In one Austin neighborhood, there are six Mattress Firms within a square mile of one another. In the company’s hometown of Houston, there are four locations on Westheimer between Bagby and Shepherd alone. In Mesquite, you can pick whichever side of I-635 you like at Town East Boulevard and get to a Mattress Firm within minutes. Out in the West Texas town of El Paso, you can fall in love with some memory foam at either the Cielo Vista Shopping Center, or go literally next door at The Fountains at Farah. Sleepy Valley residents can buy a new mattress at Tenth and Trenton, or if they don’t think they can make it that far north, they can make the less-than-two-mile drive down to Nolana and get a new bed there. There are 37 Mattress Firms in Austin alone—by comparison, the city has 43 Starbucks.

Mattresses aren’t a frivolous impulse buy—few people stroll by a store and decide to treat themselves to a new $1000 memory foam on a whim. Yet since 2010, Mattress Firm has opened more than 1,500 new locations across the country. So, what’s with all of these mattress stores?

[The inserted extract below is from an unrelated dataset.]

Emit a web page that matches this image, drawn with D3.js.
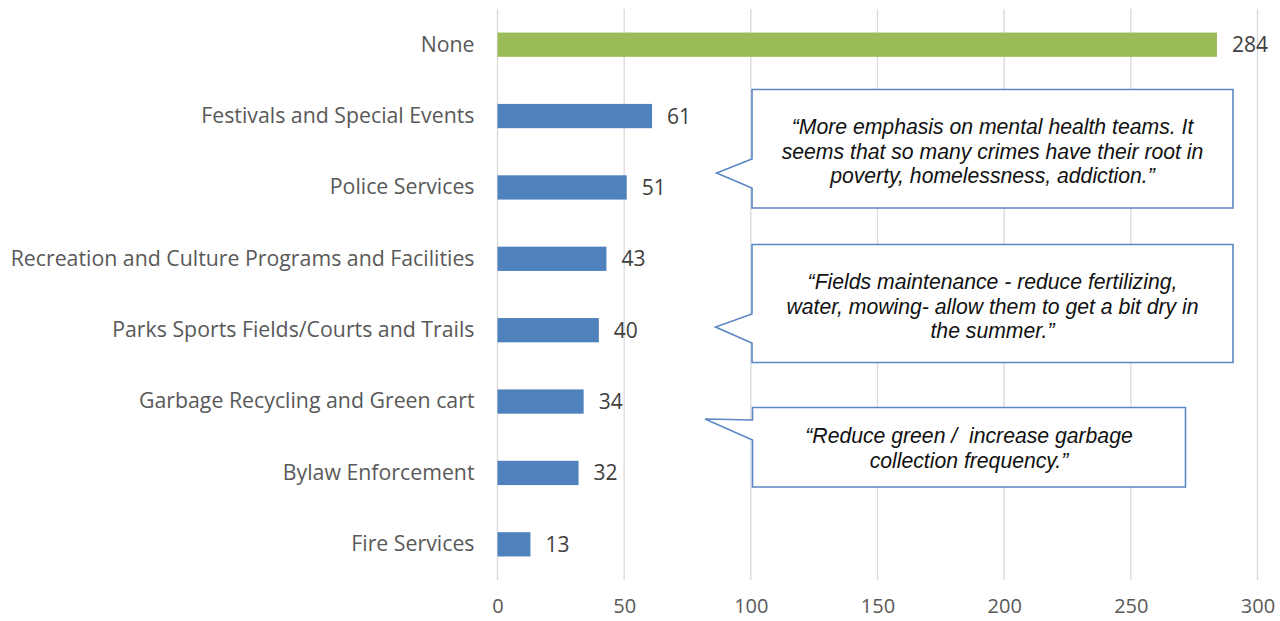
<!DOCTYPE html>
<html>
<head>
<meta charset="utf-8">
<script src="https://cdn.jsdelivr.net/npm/d3@7"></script>
<style>
  html, body { margin: 0; padding: 0; background: #ffffff; }
  svg { display: block; }
</style>
</head>
<body>
<svg id="chart" width="1280" height="621"></svg>
<script>
// Responses by service area
const categories = [
  "None",
  "Festivals and Special Events",
  "Police Services",
  "Recreation and Culture Programs and Facilities",
  "Parks Sports Fields/Courts and Trails",
  "Garbage Recycling and Green cart",
  "Bylaw Enforcement",
  "Fire Services"
];
const counts = [284, 61, 51, 43, 40, 34, 32, 13];
const xTicks = [0, 50, 100, 150, 200, 250, 300];

// Quotes shown in callout boxes
const quotes = [
  ["\u201CMore emphasis on mental health teams. It", "seems that so many crimes have their root in", "poverty, homelessness, addiction.\u201D"],
  ["\u201CFields maintenance - reduce fertilizing,", "water, mowing- allow them to get a bit dry in", "the summer.\u201D"],
  ["\u201CReduce green /  increase garbage", "collection frequency.\u201D"]
];

const svg = d3.select("#chart");
const plot = { left: 497.5, right: 1257.5, top: 9, bottom: 580 };

const x = d3.scaleLinear().domain([0, 300]).range([plot.left, plot.right]);
const y = d3.scaleBand().domain(categories).range([plot.top, plot.bottom])
  .paddingInner(0.66).paddingOuter(0.33);

const labelFont = "'Open Sans', Lato, sans-serif";

// vertical gridlines
svg.append("g").selectAll("line").data(xTicks).join("line")
  .attr("x1", d => x(d)).attr("x2", d => x(d))
  .attr("y1", plot.top).attr("y2", plot.bottom)
  .attr("stroke", "#d9d9d9").attr("stroke-width", 1.3);

// x axis tick labels
const xAxis = d3.axisBottom(x).tickValues(xTicks).tickSize(0).tickPadding(0);
const gx = svg.append("g").attr("transform", `translate(0,${plot.bottom + 19})`).call(xAxis);
gx.select(".domain").remove();
gx.selectAll("text")
  .attr("font-family", labelFont).attr("font-size", 20).attr("fill", "#595959")
  .attr("dy", "0.71em");

// category labels
const yAxis = d3.axisLeft(y).tickSize(0).tickPadding(0);
const gy = svg.append("g").attr("transform", `translate(${plot.left - 23},0)`).call(yAxis);
gy.select(".domain").remove();
gy.selectAll("text")
  .attr("font-family", labelFont).attr("font-size", 21.3).attr("fill", "#595959");

// bars
const rows = categories.map((c, i) => ({ name: c, value: counts[i] }));
svg.append("g").selectAll("rect").data(rows).join("rect")
  .attr("x", x(0))
  .attr("y", d => y(d.name))
  .attr("width", d => x(d.value) - x(0))
  .attr("height", y.bandwidth())
  .attr("fill", (d, i) => i === 0 ? "#9bbb59" : "#4f81bd");

// value labels
svg.append("g").selectAll("text").data(rows).join("text")
  .attr("x", d => x(d.value) + 15)
  .attr("y", d => y(d.name) + y.bandwidth() / 2)
  .attr("dy", "0.36em")
  .attr("font-family", labelFont).attr("font-size", 21).attr("fill", "#404040")
  .text(d => d.value);

// callout boxes with pointers
const callouts = [
  { x0: 752, y0: 89.5, x1: 1233, y1: 208, tip: [716.5, 173], a0: 159, a1: 188, lines: quotes[0], ty: 127 },
  { x0: 752, y0: 244.5, x1: 1233, y1: 362.5, tip: [715.5, 327], a0: 314, a1: 343, lines: quotes[1], ty: 282 },
  { x0: 752.5, y0: 407.5, x1: 1185.5, y1: 487, tip: [705, 419], a0: 420, a1: 440, lines: quotes[2], ty: 436 }
];

const cg = svg.append("g").selectAll("g").data(callouts).join("g");
cg.append("path")
  .attr("d", d => {
    const p = d3.path();
    p.moveTo(d.x0, d.y0);
    p.lineTo(d.x1, d.y0);
    p.lineTo(d.x1, d.y1);
    p.lineTo(d.x0, d.y1);
    p.lineTo(d.x0, d.a1);
    p.lineTo(d.tip[0], d.tip[1]);
    p.lineTo(d.x0, d.a0);
    p.closePath();
    return p.toString();
  })
  .attr("fill", "#ffffff")
  .attr("stroke", "#5b87c5")
  .attr("stroke-width", 1.6)
  .attr("stroke-linejoin", "miter");

cg.each(function(d) {
  const t = d3.select(this).append("text")
    .attr("font-family", "'Liberation Sans', Arial, sans-serif")
    .attr("font-style", "italic")
    .attr("font-size", 21.2)
    .attr("fill", "#111111")
    .attr("text-anchor", "middle")
    .style("white-space", "pre");
  t.selectAll("tspan").data(d.lines).join("tspan")
    .attr("x", (d.x0 + d.x1) / 2)
    .attr("y", (l, i) => d.ty + i * 24.3)
    .attr("dy", "0.35em")
    .text(l => l);
});
</script>
</body>
</html>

A lawsuit filed in Harris County by Mattress Firm against Alexander Deitch, vice president of Colliers International, and two former real estate executives, Bruce Levy and Ryan Vinson, offers a potential explanation. As commercial real estate website Bisnow explains, the company alleges that expansion was fradulent:

Mattress Firm claims Levy, Vinson, Deitch and a group of developers conspired to push Mattress Firm into more, and more expensive, locations as it grew to operate its current portfolio of more than 3,500 stores.

Mattress Firm alleges the cohort was responsible for leases signed for above-market prices, then conspired to sell the properties where the company’s new locations opened for substantial profits. It claims Deitch and Levy secretly owned stakes with the developers that owned some of the properties, and used their control of Mattress Firm’s real estate decisions to profit personally from the sales. Mattress Firm’s internal investigation uncovered the alleged fraudulent activities, it said, and it fired the two executives last year.

Drawing the line between fraud and aggressive expansion is at the heart of Mattress Firm’s lawsuit. The lawsuit claims one portion of the scheme alone — a $50K broker fee per lease — could have cost the retailer at least $40M in excess payments. That accounts for roughly 800 locations.

This comes at a time of unrest in the mattress industry. In 2015, Texas Monthly‘s John Nova Lomax took a look at Mattress Firm’s growth as web-based direct-to-consumer retailers like Casper made their own push into the mattress space. As more online retailers emerge, the competition has only grown more fierce over the past two years. There are high margins—a $3,000 mattress costs around $300 to make—but retailers, both online and in physical stores, are selling a commodity often bought once a decade like it’s a luxury good.

It makes for a cutthroat industry—one with its fair share of lawsuits. In addition to Mattress Firm suing its former executives and online retailers suing online reviewers, the company filed a suit against Tuft & Needle, one of the many direct-to-consumer web retailers, in October. That suit alleged that ads from Tuft & Needle targeting “greedy” mattress stores and describing those retailers as a “scam” (and which use variations on the Mattress Firm logo) were defamatory and diluted the company’s trademarks. This week, Tuft & Needle fired back, threatening a countersuit and arguing that its ads were commentary and parody, which are protected by the First Amendment.

Apparently, mattress retail is an industry where competitors have to sleep with one eye open. But if reading about the feuds has left you exhausted, there’s a lot of locations where you can get yourself a new bed to sleep it all off.